Hmm... I think there are a couple of layers to this one... Please bear with me because this is a longer explanation.
Do I have all the facts correct?
The trees themselves are 2-3 years old, but you have only had them for about 5 weeks. And they came potted. (I checked and it looks like the grapefruit do, but I got mine bare root from them.) And you repotted them in new soil that is NOT amended but is citrus soil.
When you repot a citrus tree it will typically take at least 4-5 months for the tree to settle in well, during that adjustment period I expect to see a certain amount of leaf yellowing and fruit drop due to stress. Moving to the new climate of your house will probably slow that down too. (Not to mention the shipping stress.) After that, the tree will begin to grow properly again. If the soil was amended it usually takes about a year for the fertilizer in the soil to be used up.
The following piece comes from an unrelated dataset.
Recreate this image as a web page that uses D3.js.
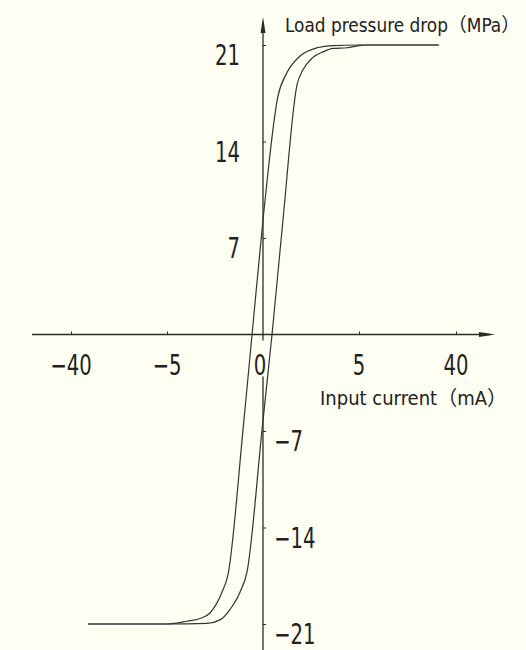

Watering problems usually show up pretty suddenly when the leaves simply fall completely off. Yours have not and "watering deeply" sounds good, so I am going to assume that part is fine.
It is very, very hard to kill a citrus with under-fertilizing and it takes a very long time. The leaves slowly pale, become blotchy, reduce in size and the growth stalls.
Romeo's fertilizer is very strong, at the listed indoor/potted plant concentration I would expect the trees to be in full fruit and very heavy growth. Yours are not. At two to three years old they are just old enough that they MIGHT crop and are still in their adjustment period. I do not think they can currently handle the fertilizer strength.
And truthfully, I always tend to under fertilize. I have discovered that it does not effect the ability of my plants to crop well, but does cut down on some of the bug problems because the trees do not flush out with so much green juicy growth every chance they get. (Mine are in a greenhouse, so I have to watch everything very carefully for developing bug problems because they spiral out of control quickly.)
I would advise simply not fertilizing for a couple of months and watching your plants carefully. If they start to look worse, bring more pictures and we can work it out. There are many citrus experts on this site! If they start to look better, you can slowly add in fertilizer in about 3 months. (Start with one dose at 1/4 strength, and then wait. It only takes about a week for citrus to show the effects of feeding.)
I hope this is a better explanation. (If not, ask me more questions and I will try again!)